Kilka tygodni temu żona przywiozła od teściowej pudełko świeżo zrobionych śledzi w occie. Zasmakowały nam bardzo, dlatego postanowiłem zakupić kilka płatów i zrobić samemu. Nie byłbym sobą, gdybym nie zmodyfikowałbym przepisu, co przełożyło się na trochę inny smak, ale wciąż bardzo dobry. Dzisiaj odebrałem właśnie 2 kg świeżutkich śledzików, które jeszcze wczoraj pływały sobie w Bałtyku. Sobota upłynie więc pod znakiem śledzia w occie, którego zamierzam w części zapakować do słoików.
Składniki:
- 1 kg świeżych płatów śledziowych
- 2 złote cebule
- 1 czerwona cebula
- 2 łyżeczki gorczycy
- 5 łyżeczek cukru
- ½ łyżeczki soli
- 15 ziaren ziela angielskiego
- 5 liści laurowych
- 10 ziaren pieprzu
- suszona ostra papryka
- świeżo mielona sól
- świeżo mielona sól
- sok z cytryny
- mąka pszenna
- olej rzepakowy
- 1l wody
- 1l octu winnego
Umyte i osuszone śledzie oprószamy solą, ostrą papryką, skrapiamy sokiem z cytryny i wstawiamy na godzinkę do lodówki. Następnie obtaczamy w mące i smażymy z obu stron na lekko brązowy kolor (nie mogą być za mocno przypieczone). Na tym samym oleju podsmażamy pióra cebuli, jednak zanim ją wrzucimy dodajemy łyżeczkę gorczycy, przykrywamy patelnię i czekamy aż przestanie strzelać, dopiero wtedy wrzucamy cebulę. W między czasie w garnku zagotowujemy wodę i ocet z dodatkiem pozostałej łyżeczki gorczycy, cukrem, solą, zielem angielskim i liśćmi laurowymi.
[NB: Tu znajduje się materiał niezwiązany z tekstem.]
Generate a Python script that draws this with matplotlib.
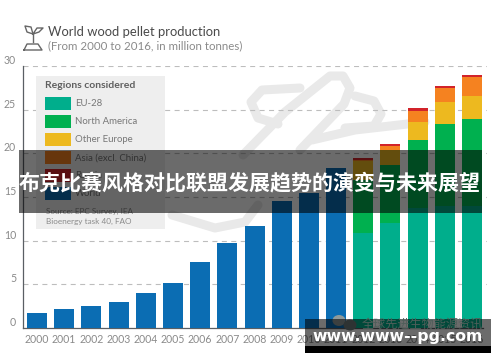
import matplotlib
matplotlib.use('Agg')
import matplotlib.pyplot as plt
from matplotlib.patches import Rectangle, Ellipse

years = list(range(2000, 2017))

# world total only, up to 2011
world_years = years[:12]
world = [1.7, 2.2, 2.55, 3.0, 4.0, 5.2, 7.6, 9.7, 11.7, 14.5, 15.5, 18.3]

# stacked regions, 2012-2016
stack_years = years[12:]
eu28 = [10.9, 12.0, 13.7, 14.0, 14.0]
north_america = [6.1, 6.7, 7.8, 9.4, 9.9]
other_europe = [2.1, 1.7, 2.1, 2.5, 2.7]
asia = [0.15, 0.4, 1.2, 1.55, 2.15]
russia = [0.25, 0.3, 0.35, 0.25, 0.25]

regions = ['EU-28', 'North America', 'Other Europe', 'Asia (excl. China)', 'Russia', 'World']
region_colors = ['#00AE8C', '#00B04F', '#EDB91F', '#F58220', '#D2232A', '#0B6DB3']

y_ticks = [0, 5, 10, 15, 20, 25, 30]

title = 'World wood pellet production'
subtitle = '(From 2000 to 2016, in million tonnes)'
source = ['Source: EPC Survey, IEA', 'Bioenergy task 40, FAO']
banner = '布克比赛风格对比联盟发展趋势的演变与未来展望'
site = 'www.www--pg.com'
wechat = '全球先进生物能源资讯'

# faint logo behind the chart, in pixels
logo_strokes = [
    [(243, 155), (285, 112), (330, 76), (343, 76), (350, 88), (344, 104), (300, 150)],
    [(300, 88), (262, 90), (251, 102), (258, 118), (278, 124)],
    [(355, 96), (374, 101), (381, 114), (374, 126), (345, 128)],
    [(312, 140), (355, 130), (425, 122)],
    [(172, 215), (215, 228), (245, 222), (258, 205)],
]

PX = 72 / 100

fig = plt.figure(figsize=(5.0, 3.62), dpi=100, facecolor='white')


def px_axes(zorder):
    a = fig.add_axes([0, 0, 1, 1], zorder=zorder)
    a.set_xlim(0, 500)
    a.set_ylim(362, 0)
    a.axis('off')
    return a


back = px_axes(0)
for stroke in logo_strokes:
    back.plot(*zip(*stroke), color='#E9E9E9', lw=9 * PX, solid_capstyle='round', solid_joinstyle='round')

# main chart
ax = fig.add_axes([23 / 500, 1 - 328 / 362, 464 / 500, 262 / 362], zorder=1)
ax.patch.set_alpha(0)
ax.set_xlim(-0.515, 16.55)
ax.set_ylim(0, 30)

ax.bar([y - 2000 for y in world_years], world, width=0.735, color=region_colors[5], zorder=3)

bottom = [0] * len(stack_years)
for values, color in zip([eu28, north_america, other_europe, asia, russia], region_colors):
    ax.bar([y - 2000 for y in stack_years], values, width=0.735, bottom=bottom, color=color, zorder=3)
    bottom = [b + v for b, v in zip(bottom, values)]

ax.set_yticks(y_ticks)
ax.set_xticks([y - 2000 for y in years])
ax.set_xticklabels(years)
ax.tick_params(length=0, labelcolor='#8A8A8A', labelsize=7.6, labelfontfamily='Lato')
ax.tick_params(axis='x', pad=4.5)
ax.tick_params(axis='y', pad=5)
for lbl in ax.get_yticklabels():
    lbl.set_va('bottom')
ax.grid(axis='y', color='#BDBDBD', lw=0.8, linestyle=(0, (4.5, 4)), zorder=1)
ax.set_axisbelow(True)
for side in ['top', 'right']:
    ax.spines[side].set_visible(False)
for side in ['left', 'bottom']:
    ax.spines[side].set_color('#5A5F64')
    ax.spines[side].set_linewidth(0.9)
ax.spines['bottom'].set_bounds(-0.515, 16.4)

over = px_axes(2)

# pot icon next to the title
icon = [
    [(33, 42), (33, 34)],
    [(33, 34), (27, 32), (25, 26), (31, 27), (33, 34)],
    [(33, 34), (39, 32), (43, 28), (37, 28), (33, 34)],
    [(24, 50), (27, 44), (38, 44), (42, 50), (24, 50)],
]
for part in icon:
    over.plot(*zip(*part), color='#666666', lw=1.0, solid_joinstyle='round')

over.text(48, 32.5, title, family='Lato', fontsize=9.4, color='#4A4A4A', va='center')
over.text(48, 46, subtitle, family='Lato', fontsize=8.3, color='#8A8A8A', va='center')

# legend panel
over.add_patch(Rectangle((36, 76), 129, 153, color='#EEEEEE', lw=0, zorder=1))
over.text(45, 85, 'Regions considered', family='Lato', fontsize=7.5, fontweight='bold', color='#606060', va='center', zorder=2)
for i, (name, color) in enumerate(zip(regions, region_colors)):
    top = 97 + i * 17.9
    over.add_patch(Rectangle((45, top), 25.5, 13.2, color=color, lw=0, zorder=2))
    over.text(75, top + 7, name, family='Lato', fontsize=6.9, color='#777777', va='center', zorder=2)
for i, line in enumerate(source):
    over.text(46, 211.5 + i * 9.5, line, family='Lato', fontsize=5.9, color='#8A8A8A', va='center', zorder=2)

# wechat mark
over.add_patch(Ellipse((339, 320.5), 13, 11, color='#8F9A9A', lw=0, zorder=3))
over.add_patch(Ellipse((350, 325), 13, 11, color='#6F7A7A', lw=0, zorder=3))

# dark banner and text
over.add_patch(Rectangle((19, 150), 463, 63, color='black', alpha=0.58, lw=0, zorder=4))
over.text(250, 184, banner, family='Noto Sans CJK SC', fontsize=15.1, fontweight='bold', color='white',
          ha='center', va='center', zorder=5)

# site stamp
over.add_patch(Rectangle((305, 319), 186, 27, color='black', alpha=0.58, lw=0, zorder=4))
over.add_patch(Rectangle((305, 346), 186, 7, color='black', lw=0, zorder=4))
over.text(362, 324, wechat, family='Noto Sans CJK SC', fontsize=8.7, color='#4F5F5A', va='center', zorder=5)
over.text(397.5, 336.5, site, family='DejaVu Sans', fontsize=11.3, fontweight='bold', color='white',
          ha='center', va='center', zorder=5)

fig.savefig('out.png', dpi=100)
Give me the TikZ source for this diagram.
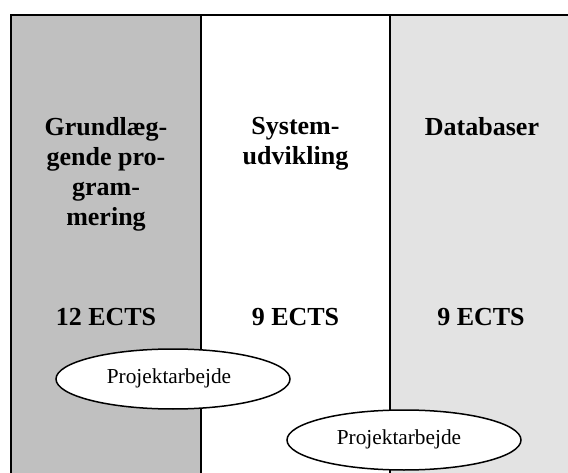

Do wywaru wrzucamy podsmażoną cebulę i gotujemy tak długo, aż będzie ona miękka. Następnie w przygotowanym naczyniu (najlepiej większe pudełko) układamy na dnie usmażone śledzie, na to cześć cebulki, na to znów śledzie i tak do wyczerpania składników. Całość zalewamy wrzącym wywarem i pozostawiamy do wystygnięcia. Następnie zamknięte pudełko wkładamy do lodówki, następnego dnia będą już gotowe do jedzenia. Polecam!